Here’s to hoping that at least some of that chaos breaks in our favor.
Happy New Year,
-DK
Speaking of Elon Musk hate-reads, here is the final post of the year from "Logarithmic History" (Doug Jones), assuming substack allows me to quote it in full:
'For some reason, the following seemed apposite this year, about a senator and his mook (AI alter ego), from Bruce Sterling’s 1996 science fiction short story Bicycle Repairman, set sometime in the indefinite future.
“Wow,” Mabel said. “The old guy’s a hundred and twelve or something, isn’t he? … Even with government health care there can’t be a lot left of him.”

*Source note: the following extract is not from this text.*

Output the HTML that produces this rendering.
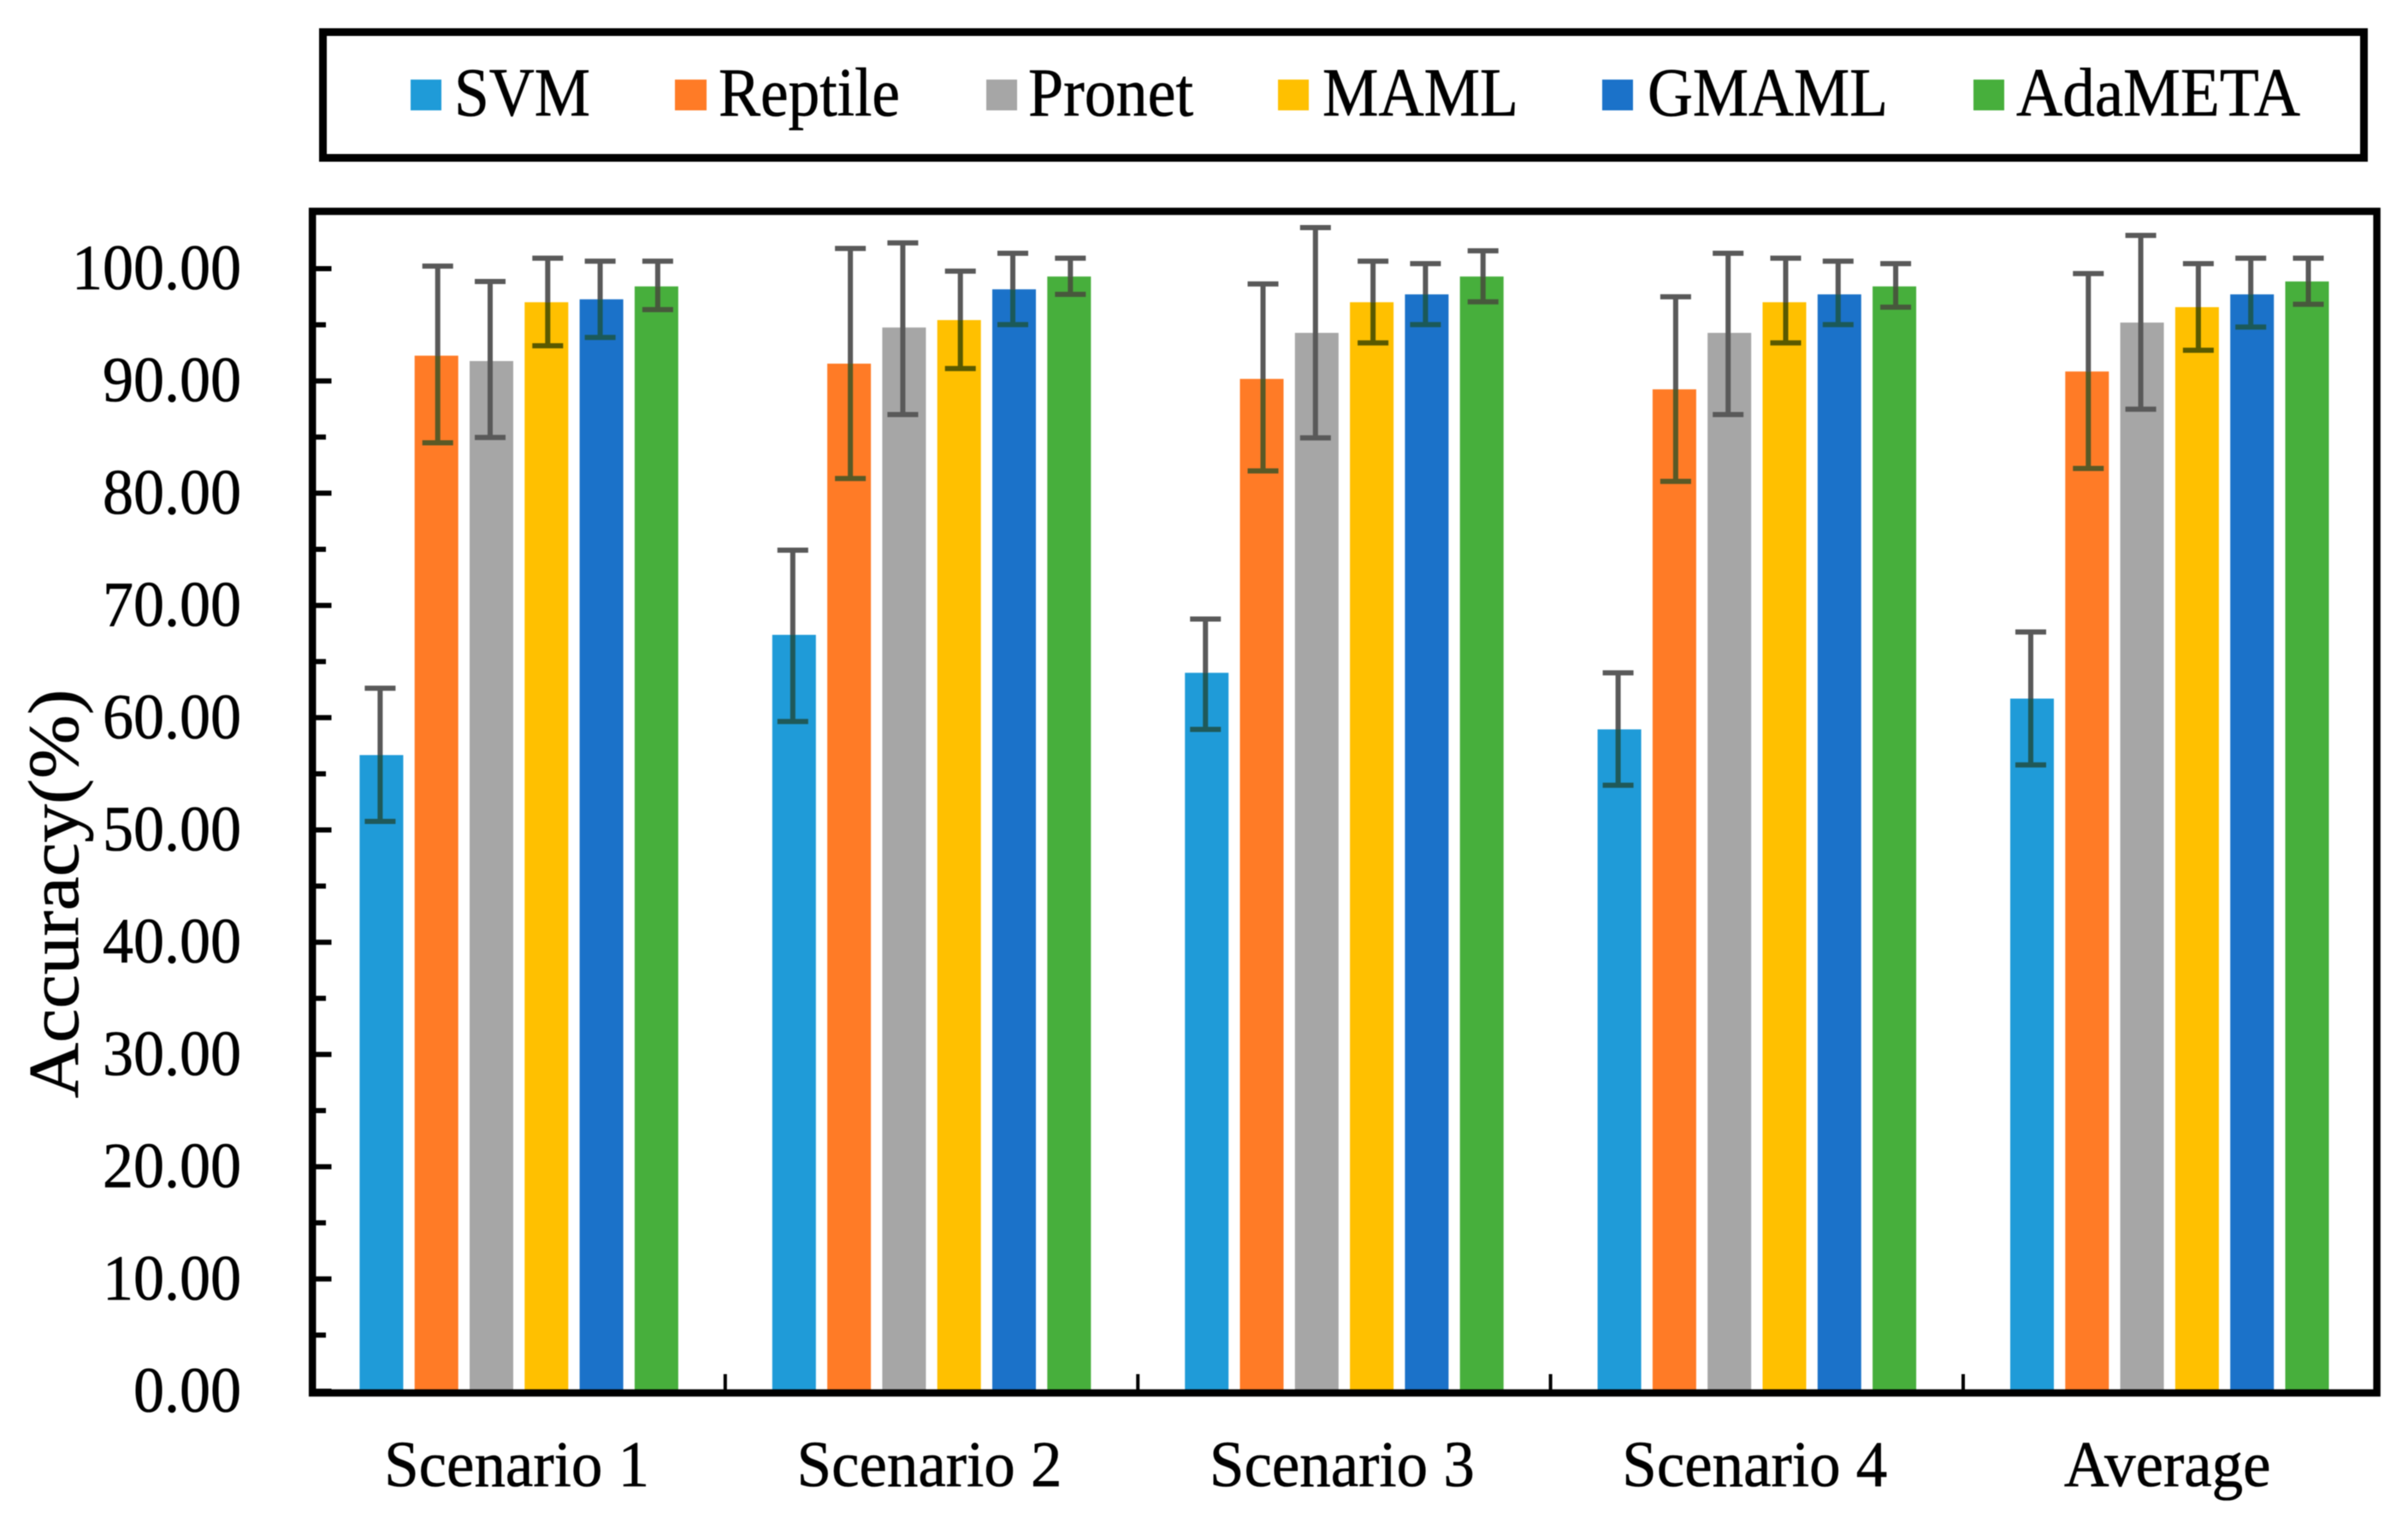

“He’s already gone,” Kitty muttered. “His frontal lobes are burned out. … He can still sit up, and if he’s stoked on stimulants he can repeat whatever’s whispered to him. So he’s got two permanent implanted hearing aids, and basically … well … he’s being run by remote control by his mook.”
…
“Man, never trust a mook,” Lyle said. “I hate those things.”
…
“I don’t really see the problem,” Mabel said, puzzled. “Senator Hirschheimer from Arizona has had a direct neural link to his mook for years, and he has an excellent progressive voting record. Same goes for Senator Marmalejo from Tamaulipas; she’s kind of absentminded, and everybody knows she’s on life support, but she’s a real scrapper on women’s issues”
…
[Kitty said] “They told me in briefing that it was a very terrible business, and that everyone would panic if they heard that a high government official was basically a front for a rogue artificial intelligence.”
Mabel, Pete, and Lyle exchanged glances. “Are you surprised by that news?” Mabel said
“Heck no,” said Pete.
“Big deal,” Lyle added.'
A year of great reads. Thanks for sharing! Happy new year! Excited to see the book in the wild.